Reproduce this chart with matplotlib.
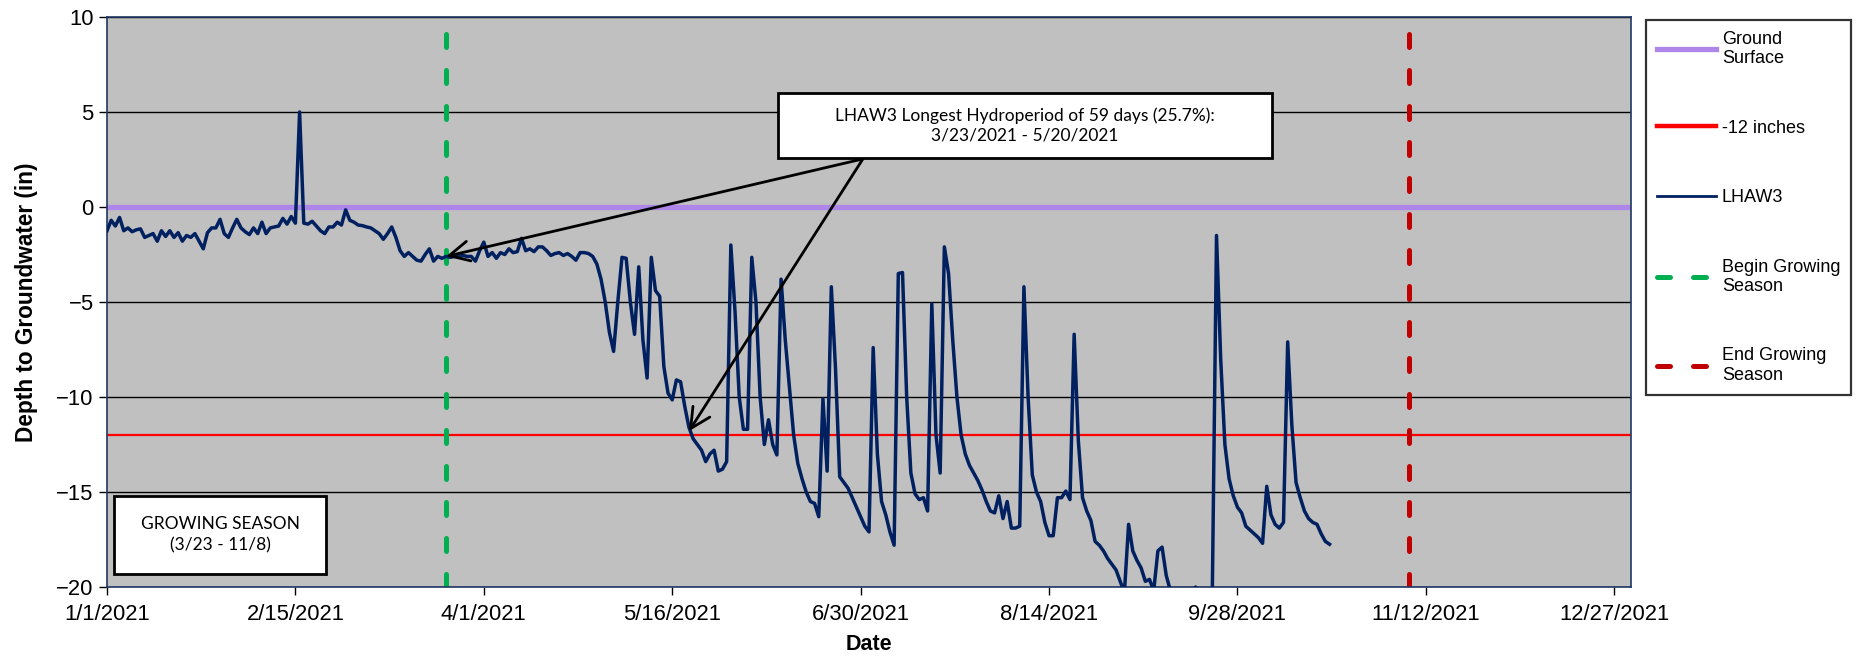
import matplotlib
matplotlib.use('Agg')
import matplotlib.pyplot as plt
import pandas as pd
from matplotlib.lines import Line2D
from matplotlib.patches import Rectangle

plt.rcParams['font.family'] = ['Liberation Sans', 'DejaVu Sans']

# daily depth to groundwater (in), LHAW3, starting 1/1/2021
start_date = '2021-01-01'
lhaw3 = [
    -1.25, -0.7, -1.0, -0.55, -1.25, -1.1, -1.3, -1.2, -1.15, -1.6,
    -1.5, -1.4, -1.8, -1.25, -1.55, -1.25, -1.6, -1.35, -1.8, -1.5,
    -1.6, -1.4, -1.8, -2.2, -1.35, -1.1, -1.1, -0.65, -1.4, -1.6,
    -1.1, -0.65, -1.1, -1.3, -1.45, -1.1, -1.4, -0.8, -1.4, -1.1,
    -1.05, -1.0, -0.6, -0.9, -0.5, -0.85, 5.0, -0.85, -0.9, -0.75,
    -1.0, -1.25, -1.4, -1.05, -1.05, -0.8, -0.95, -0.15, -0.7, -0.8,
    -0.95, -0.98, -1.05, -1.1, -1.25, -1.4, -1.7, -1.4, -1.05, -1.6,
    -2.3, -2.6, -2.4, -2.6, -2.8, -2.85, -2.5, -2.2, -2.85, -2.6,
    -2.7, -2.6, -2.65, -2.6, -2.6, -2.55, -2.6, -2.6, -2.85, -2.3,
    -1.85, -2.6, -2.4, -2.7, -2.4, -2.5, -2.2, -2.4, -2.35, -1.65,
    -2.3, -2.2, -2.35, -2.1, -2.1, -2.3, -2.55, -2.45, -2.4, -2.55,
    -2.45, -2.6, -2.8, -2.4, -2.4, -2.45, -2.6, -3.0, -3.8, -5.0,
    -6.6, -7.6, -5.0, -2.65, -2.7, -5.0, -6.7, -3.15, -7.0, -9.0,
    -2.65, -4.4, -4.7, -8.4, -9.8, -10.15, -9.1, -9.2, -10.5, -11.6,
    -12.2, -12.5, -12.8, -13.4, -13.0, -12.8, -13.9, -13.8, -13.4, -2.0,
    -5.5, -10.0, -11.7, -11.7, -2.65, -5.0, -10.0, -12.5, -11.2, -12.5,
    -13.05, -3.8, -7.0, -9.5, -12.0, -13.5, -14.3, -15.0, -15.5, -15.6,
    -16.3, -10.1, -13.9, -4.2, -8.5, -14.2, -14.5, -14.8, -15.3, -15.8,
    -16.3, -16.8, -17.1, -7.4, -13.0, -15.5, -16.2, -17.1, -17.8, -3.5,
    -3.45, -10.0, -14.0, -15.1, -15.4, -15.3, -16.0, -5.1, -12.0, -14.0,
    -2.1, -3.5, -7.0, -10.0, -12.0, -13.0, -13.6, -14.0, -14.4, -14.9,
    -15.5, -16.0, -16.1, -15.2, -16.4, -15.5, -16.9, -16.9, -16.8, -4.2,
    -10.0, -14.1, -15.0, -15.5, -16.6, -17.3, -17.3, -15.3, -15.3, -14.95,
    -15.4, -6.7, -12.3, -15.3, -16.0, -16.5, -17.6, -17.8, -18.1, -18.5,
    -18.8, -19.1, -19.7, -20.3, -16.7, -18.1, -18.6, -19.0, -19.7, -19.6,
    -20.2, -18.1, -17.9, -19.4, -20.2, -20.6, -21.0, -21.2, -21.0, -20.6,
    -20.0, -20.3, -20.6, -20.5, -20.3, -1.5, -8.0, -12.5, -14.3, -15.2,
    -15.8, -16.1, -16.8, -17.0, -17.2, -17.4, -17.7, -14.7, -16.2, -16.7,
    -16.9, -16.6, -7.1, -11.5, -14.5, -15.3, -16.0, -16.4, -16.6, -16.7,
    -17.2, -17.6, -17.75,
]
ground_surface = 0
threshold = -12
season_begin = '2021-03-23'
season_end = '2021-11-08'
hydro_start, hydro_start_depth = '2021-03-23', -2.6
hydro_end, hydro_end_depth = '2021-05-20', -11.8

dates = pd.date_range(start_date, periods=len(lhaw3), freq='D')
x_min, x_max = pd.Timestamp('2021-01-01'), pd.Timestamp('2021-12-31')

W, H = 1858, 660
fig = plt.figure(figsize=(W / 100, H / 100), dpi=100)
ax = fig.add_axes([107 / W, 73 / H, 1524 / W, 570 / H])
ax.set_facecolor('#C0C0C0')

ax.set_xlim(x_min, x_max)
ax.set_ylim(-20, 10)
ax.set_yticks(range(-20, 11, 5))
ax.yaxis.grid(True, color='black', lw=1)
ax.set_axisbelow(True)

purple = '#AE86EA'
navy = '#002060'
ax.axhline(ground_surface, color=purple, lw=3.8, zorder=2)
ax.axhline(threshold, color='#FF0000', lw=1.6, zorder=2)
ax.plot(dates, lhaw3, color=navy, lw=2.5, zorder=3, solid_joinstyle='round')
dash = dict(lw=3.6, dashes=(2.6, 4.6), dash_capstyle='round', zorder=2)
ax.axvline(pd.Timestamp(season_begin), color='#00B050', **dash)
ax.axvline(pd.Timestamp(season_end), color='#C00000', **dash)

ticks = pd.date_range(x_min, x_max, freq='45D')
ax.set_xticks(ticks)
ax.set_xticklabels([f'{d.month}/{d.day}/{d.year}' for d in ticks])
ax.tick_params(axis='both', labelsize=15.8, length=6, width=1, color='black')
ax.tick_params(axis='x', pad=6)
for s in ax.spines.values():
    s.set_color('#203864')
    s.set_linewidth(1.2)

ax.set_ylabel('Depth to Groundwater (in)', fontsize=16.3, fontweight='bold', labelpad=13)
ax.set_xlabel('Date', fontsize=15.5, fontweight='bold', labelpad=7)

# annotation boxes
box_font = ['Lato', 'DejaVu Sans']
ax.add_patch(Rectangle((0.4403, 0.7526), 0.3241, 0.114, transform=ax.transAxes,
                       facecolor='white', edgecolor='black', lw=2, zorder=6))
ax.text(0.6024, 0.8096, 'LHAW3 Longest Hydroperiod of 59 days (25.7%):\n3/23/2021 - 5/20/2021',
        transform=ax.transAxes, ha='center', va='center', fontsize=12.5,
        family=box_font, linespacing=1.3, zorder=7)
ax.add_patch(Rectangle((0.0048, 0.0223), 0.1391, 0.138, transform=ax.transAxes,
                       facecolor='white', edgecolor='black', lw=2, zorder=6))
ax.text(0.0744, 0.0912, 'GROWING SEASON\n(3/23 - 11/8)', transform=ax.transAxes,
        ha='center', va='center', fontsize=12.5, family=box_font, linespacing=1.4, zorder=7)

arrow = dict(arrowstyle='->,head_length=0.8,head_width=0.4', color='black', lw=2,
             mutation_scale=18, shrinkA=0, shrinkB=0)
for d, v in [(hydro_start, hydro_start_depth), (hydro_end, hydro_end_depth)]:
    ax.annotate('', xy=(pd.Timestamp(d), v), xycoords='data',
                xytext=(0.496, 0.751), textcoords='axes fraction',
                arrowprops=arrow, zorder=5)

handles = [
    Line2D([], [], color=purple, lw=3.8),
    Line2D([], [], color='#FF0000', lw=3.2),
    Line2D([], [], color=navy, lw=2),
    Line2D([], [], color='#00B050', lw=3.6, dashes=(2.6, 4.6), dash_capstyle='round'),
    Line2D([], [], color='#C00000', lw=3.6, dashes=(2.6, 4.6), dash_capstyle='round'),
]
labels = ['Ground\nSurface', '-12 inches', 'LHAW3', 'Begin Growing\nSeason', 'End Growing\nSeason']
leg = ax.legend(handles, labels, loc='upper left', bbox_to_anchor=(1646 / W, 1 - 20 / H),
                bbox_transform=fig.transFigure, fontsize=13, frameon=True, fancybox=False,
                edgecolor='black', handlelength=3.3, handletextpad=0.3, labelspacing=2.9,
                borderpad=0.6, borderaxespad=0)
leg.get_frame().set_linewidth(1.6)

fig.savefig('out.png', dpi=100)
* * * *
[SHORT EXERCISE] List each line holding the string "matplotlib".

[SOLUTION FOR THIS EXERCISE]
Reproduce this chart with matplotlib.
import matplotlib
matplotlib.use('Agg')
import matplotlib.pyplot as plt
from matplotlib.lines import Line2D
from matplotlib.patches import Rectangle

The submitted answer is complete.